My gates consists of two layers of cloth stitched together with a layer of cotton batting in the middle. The right and left edges have large grommets that can be attached to a post or hook with cable ties, carabiners, or other fasteners. I wrapped black cloth around our newel post to protect it from scratches, and I attached one end of the gate to the post using black cable ties. The other side is the side that can be opened; it attaches to the wall with a carabiner through an eye hook and with two removable Command Cord Bundlers (www.amazon.com/dp/B0000CCQKV). They use a removable adhesive, so they will not leave a hole behind when they are removed. I used cable ties to create loops to connect the grommets to the cord bundlers.

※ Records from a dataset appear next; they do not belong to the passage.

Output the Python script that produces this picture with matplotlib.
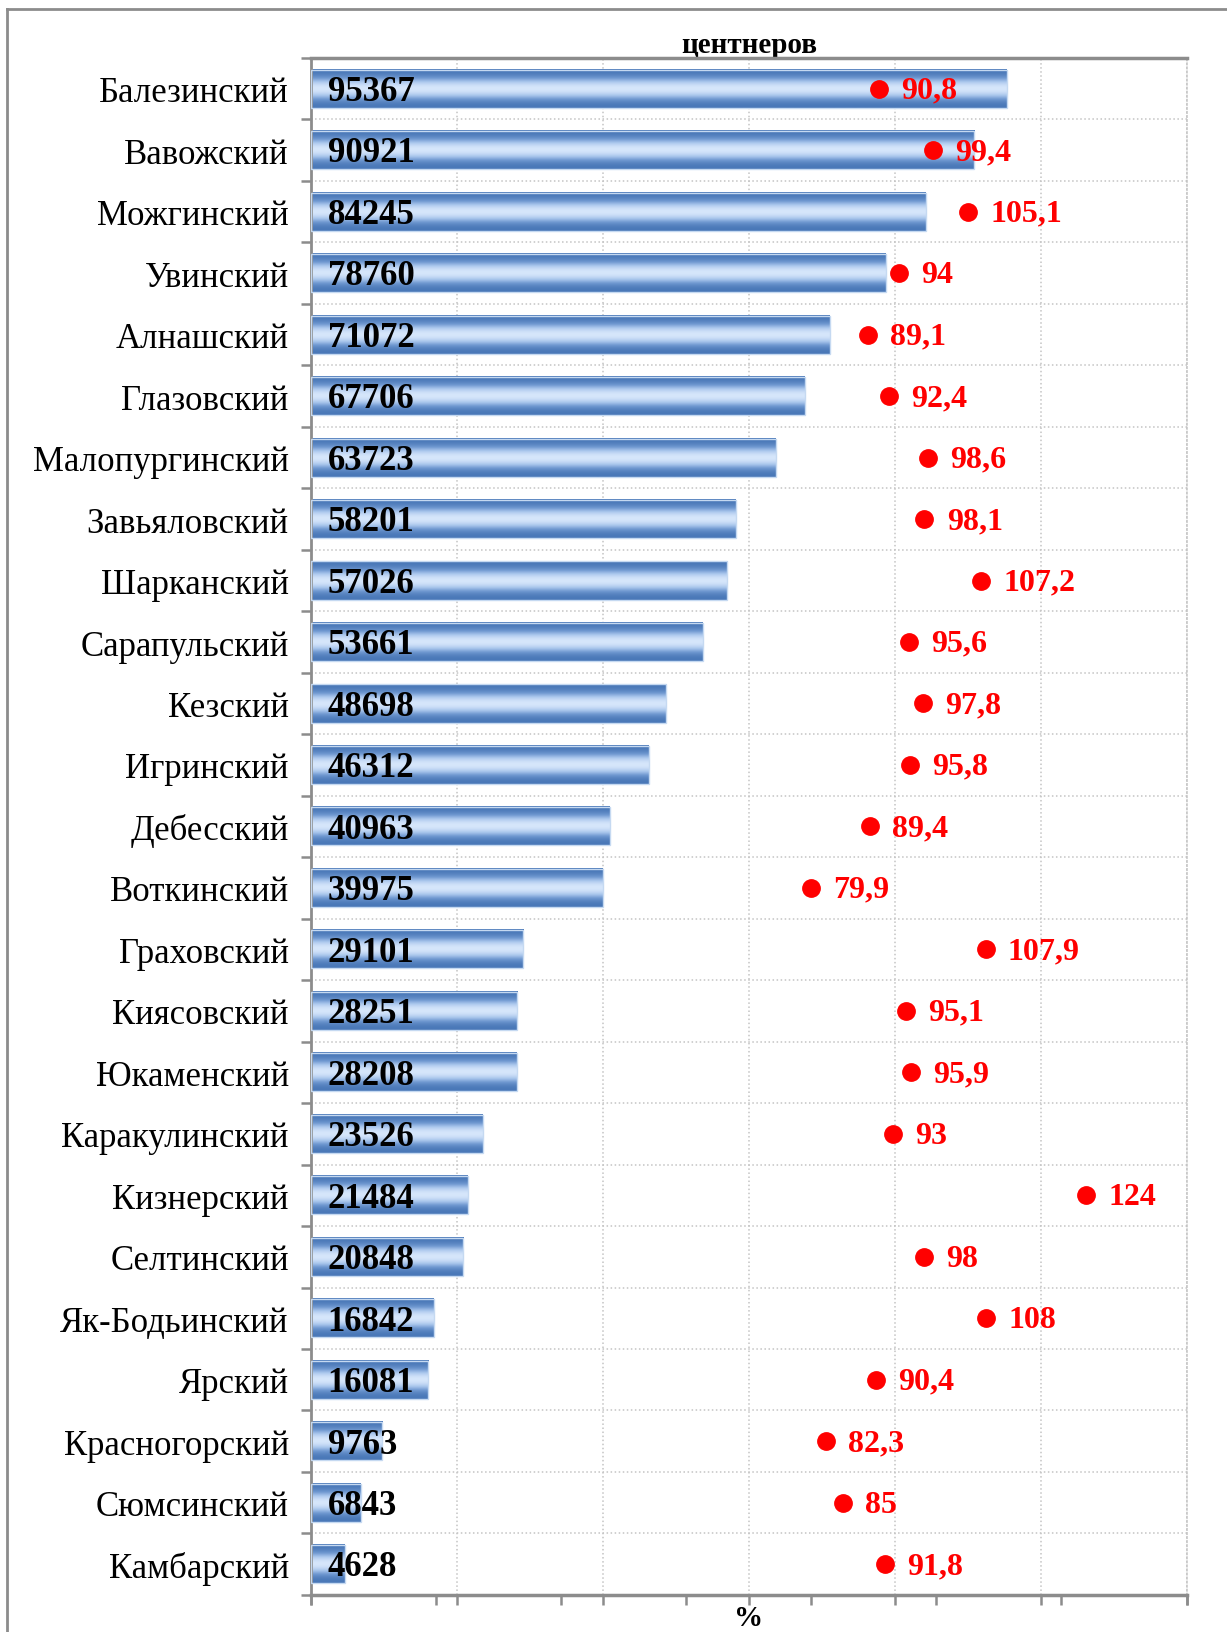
#!/usr/bin/env python3
"""
Horizontal bar chart: valovoy sbor by districts (centners) with % dots
"""

import numpy as np
import matplotlib
matplotlib.use("Agg")
import matplotlib.pyplot as plt
from matplotlib.colors import LinearSegmentedColormap
from matplotlib.lines import Line2D
from matplotlib.patches import Rectangle

plt.rcParams['font.family'] = ['Liberation Serif', 'DejaVu Serif']

districts = ['Балезинский', 'Вавожский', 'Можгинский', 'Увинский', 'Алнашский',
             'Глазовский', 'Малопургинский', 'Завьяловский', 'Шарканский',
             'Сарапульский', 'Кезский', 'Игринский', 'Дебесский', 'Воткинский',
             'Граховский', 'Киясовский', 'Юкаменский', 'Каракулинский',
             'Кизнерский', 'Селтинский', 'Як-Бодьинский', 'Ярский',
             'Красногорский', 'Сюмсинский', 'Камбарский']
centners = [95367, 90921, 84245, 78760, 71072, 67706, 63723, 58201, 57026,
            53661, 48698, 46312, 40963, 39975, 29101, 28251, 28208, 23526,
            21484, 20848, 16842, 16081, 9763, 6843, 4628]
percent = [90.8, 99.4, 105.1, 94, 89.1, 92.4, 98.6, 98.1, 107.2, 95.6, 97.8,
           95.8, 89.4, 79.9, 107.9, 95.1, 95.9, 93, 124, 98, 108, 90.4, 82.3,
           85, 91.8]

GRAY = '#8c8c8c'
GRID = '#c4c4c4'

fig = plt.figure(figsize=(12.27, 16.33), dpi=100)
ax = fig.add_axes([0.2535, 0.0227, 0.7135, 0.9412])

n = len(districts)
y = np.arange(n)
bar_h = 0.62

# gradient fill for the bars (dark edges, light middle)
cmap = LinearSegmentedColormap.from_list('bar', ['#4a78b8', '#6f98d0', '#a9c6ec', '#d6e6fb'])
t = np.linspace(0, 1, 80)
grad = (np.sin(np.pi * t) ** 2.5).reshape(-1, 1)

for i, v in enumerate(centners):
    ax.imshow(grad, extent=[0, v, i + bar_h / 2, i - bar_h / 2], aspect='auto',
              cmap=cmap, vmin=0, vmax=1, zorder=2, interpolation='bilinear')
    ax.add_patch(Rectangle((0, i - bar_h / 2), v, bar_h, fill=False,
                           edgecolor='#c5d9f1', lw=1, zorder=3))
    ax.annotate(str(v), xy=(0, i), xytext=(12, -2), textcoords='offset points',
                ha='left', va='center', fontsize=25, fontweight='bold',
                color='black', zorder=5)

ax.set_xlim(0, 120000)
ax.set_ylim(n - 0.5, -0.5)

# top axis (centners)
ax.xaxis.tick_top()
ax.set_xticks(np.arange(0, 120001, 20000))
ax.set_xticklabels([])
ax.tick_params(axis='x', which='major', direction='out', length=7, width=1.8,
               color=GRAY)
ax.xaxis.set_label_position('top')
ax.set_xlabel('центнеров', fontsize=21, fontweight='bold', labelpad=4)
ax.grid(True, axis='x', linestyle=':', color=GRID, lw=1.1, zorder=0)

# categories
ax.set_yticks(y)
ax.set_yticklabels(districts, fontsize=25)
ax.tick_params(axis='y', which='major', length=0, pad=16)
ax.set_yticks(np.arange(-0.5, n, 1), minor=True)
ax.tick_params(axis='y', which='minor', direction='out', length=7, width=1.8,
               color=GRAY)
ax.grid(True, axis='y', which='minor', linestyle=':', color=GRID, lw=1.1, zorder=0)

ax.spines['top'].set_color(GRAY)
ax.spines['top'].set_linewidth(2.5)
ax.spines['left'].set_color(GRAY)
ax.spines['left'].set_linewidth(2)
ax.spines['bottom'].set_visible(False)
ax.spines['right'].set_color(GRID)
ax.spines['right'].set_linestyle(':')
ax.spines['right'].set_linewidth(1.1)
ax.set_axisbelow(True)

# bottom axis (percent)
ax2 = ax.twiny()
ax2.xaxis.tick_bottom()
ax2.xaxis.set_label_position('bottom')
ax2.set_xlim(0, 140)
ax2.set_xticks(np.arange(0, 141, 20))
ax2.set_xticklabels([])
ax2.tick_params(axis='x', direction='out', length=7, width=1.8, color=GRAY)
ax2.set_xlabel('%', fontsize=21, fontweight='bold', labelpad=-4)
for s in ['top', 'right', 'left']:
    ax2.spines[s].set_visible(False)
ax2.spines['bottom'].set_color(GRAY)
ax2.spines['bottom'].set_linewidth(2.5)

ax2.plot(percent, y, 'o', color='#ff0000', markersize=12.5, zorder=6)
for i, p in enumerate(percent):
    lbl = ('%g' % p).replace('.', ',')
    ax2.annotate(lbl, xy=(p, i), xytext=(16, -1), textcoords='offset points',
                 ha='left', va='center', fontsize=23, fontweight='bold',
                 color='#ff0000', zorder=7)

# outer frame of the slide
fig.add_artist(Line2D([7 / 1227, 7 / 1227], [0, 1 - 10 / 1633],
                      color=GRAY, lw=2, transform=fig.transFigure))
fig.add_artist(Line2D([7 / 1227, 1], [1 - 10 / 1633, 1 - 10 / 1633],
                      color=GRAY, lw=2, transform=fig.transFigure))

fig.savefig('out.png', dpi=100)
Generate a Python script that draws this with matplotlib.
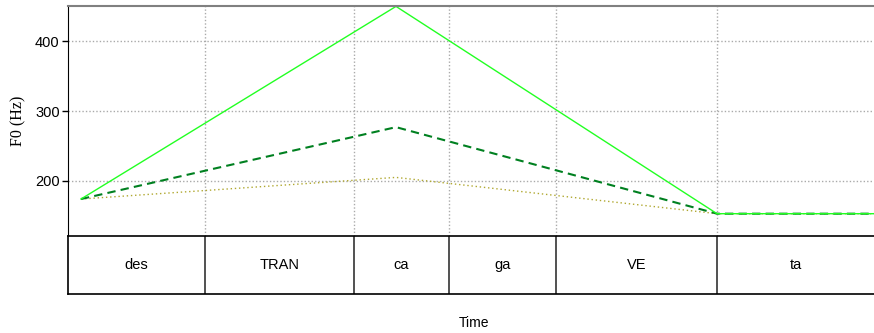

Stair gate on newel postStair gate carabiner attachment

Please note that this gate is not a foolproof safety solution; it is a deterrent to keep children from entering the stairs unnoticed. Kids can learn to open the gate, and they can also peel the cord bundlers off the wall if they push the gate hard enough. My daughter did both of these things eventually…but by that point, she was confident on the stairs and didn’t need as much protection. The gate still functioned as a deterrent; it slowed her down enough that she couldn’t run upstairs without someone noticing.

Taking down the gate for good is easy: cut the cable ties from the newel post, peel the cord bundlers off the wall, unscrew the eye hook from the baseboard, and patch the single hole in the baseboard. This homemade gate leaves only one hole, which should be a lot easier and less conspicuous to repair than trying to patch multiple holes in the newel post and faux brick.